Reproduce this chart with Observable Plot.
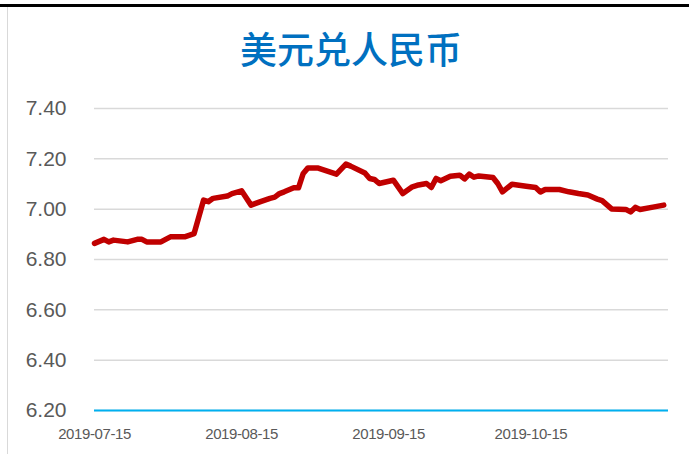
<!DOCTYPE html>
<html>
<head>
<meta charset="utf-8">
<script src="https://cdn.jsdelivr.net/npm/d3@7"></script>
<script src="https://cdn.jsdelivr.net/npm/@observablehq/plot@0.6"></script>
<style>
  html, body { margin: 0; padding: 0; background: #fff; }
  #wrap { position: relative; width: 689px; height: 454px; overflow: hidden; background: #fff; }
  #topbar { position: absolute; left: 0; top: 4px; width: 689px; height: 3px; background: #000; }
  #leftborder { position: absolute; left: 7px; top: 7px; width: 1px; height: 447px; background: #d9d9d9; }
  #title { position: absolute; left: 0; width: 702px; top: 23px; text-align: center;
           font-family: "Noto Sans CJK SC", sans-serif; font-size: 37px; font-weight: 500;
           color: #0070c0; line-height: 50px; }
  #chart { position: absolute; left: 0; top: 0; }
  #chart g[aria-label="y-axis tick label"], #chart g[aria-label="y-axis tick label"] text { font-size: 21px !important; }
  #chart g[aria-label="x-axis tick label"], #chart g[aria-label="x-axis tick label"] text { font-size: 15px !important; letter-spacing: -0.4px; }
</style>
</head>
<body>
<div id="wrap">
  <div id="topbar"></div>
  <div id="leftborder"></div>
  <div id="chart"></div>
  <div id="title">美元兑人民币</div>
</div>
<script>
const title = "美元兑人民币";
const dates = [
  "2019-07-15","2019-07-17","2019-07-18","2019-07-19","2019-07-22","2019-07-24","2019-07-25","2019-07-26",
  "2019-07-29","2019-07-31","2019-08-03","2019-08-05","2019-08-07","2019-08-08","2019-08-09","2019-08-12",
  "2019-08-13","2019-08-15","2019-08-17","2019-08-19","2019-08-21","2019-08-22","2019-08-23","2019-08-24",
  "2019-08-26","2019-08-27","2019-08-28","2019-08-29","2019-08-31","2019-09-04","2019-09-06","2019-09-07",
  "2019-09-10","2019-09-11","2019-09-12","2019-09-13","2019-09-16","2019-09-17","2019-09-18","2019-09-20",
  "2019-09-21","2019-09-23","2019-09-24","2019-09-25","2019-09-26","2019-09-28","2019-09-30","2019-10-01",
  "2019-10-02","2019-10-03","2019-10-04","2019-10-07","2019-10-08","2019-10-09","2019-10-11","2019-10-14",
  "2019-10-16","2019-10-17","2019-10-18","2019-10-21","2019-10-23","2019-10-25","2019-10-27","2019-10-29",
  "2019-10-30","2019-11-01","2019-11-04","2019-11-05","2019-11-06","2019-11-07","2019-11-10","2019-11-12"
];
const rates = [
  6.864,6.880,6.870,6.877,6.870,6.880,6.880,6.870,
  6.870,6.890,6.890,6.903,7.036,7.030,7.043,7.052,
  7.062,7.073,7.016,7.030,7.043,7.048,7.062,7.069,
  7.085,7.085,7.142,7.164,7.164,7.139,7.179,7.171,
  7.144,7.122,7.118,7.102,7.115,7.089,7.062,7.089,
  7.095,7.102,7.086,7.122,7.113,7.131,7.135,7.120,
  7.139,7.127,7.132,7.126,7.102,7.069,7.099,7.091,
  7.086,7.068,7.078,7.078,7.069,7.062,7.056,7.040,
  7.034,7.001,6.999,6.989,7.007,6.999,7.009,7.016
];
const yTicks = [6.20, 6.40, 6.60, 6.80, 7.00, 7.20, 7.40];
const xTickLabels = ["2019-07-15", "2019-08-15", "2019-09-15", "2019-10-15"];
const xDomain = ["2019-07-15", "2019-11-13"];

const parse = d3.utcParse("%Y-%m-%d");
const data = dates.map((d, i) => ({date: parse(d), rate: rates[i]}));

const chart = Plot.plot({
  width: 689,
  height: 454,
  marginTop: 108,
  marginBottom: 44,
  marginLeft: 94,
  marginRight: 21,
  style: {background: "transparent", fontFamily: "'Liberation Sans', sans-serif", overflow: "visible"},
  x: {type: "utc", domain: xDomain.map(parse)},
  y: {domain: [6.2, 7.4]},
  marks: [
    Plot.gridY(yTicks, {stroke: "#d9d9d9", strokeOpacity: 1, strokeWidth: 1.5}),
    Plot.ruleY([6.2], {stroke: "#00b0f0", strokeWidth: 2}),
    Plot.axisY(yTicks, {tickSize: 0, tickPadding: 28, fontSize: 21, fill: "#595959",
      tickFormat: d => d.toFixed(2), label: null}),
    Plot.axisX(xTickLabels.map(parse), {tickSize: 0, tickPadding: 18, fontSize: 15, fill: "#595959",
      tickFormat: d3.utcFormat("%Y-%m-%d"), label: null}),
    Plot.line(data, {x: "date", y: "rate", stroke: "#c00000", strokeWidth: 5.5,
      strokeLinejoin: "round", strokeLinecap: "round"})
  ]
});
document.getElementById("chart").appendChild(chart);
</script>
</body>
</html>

++++

__STATED TASK__: Of the lines above, how many hold the word "chart"? Say the number alone.

__OUTPUT BELOW__: 7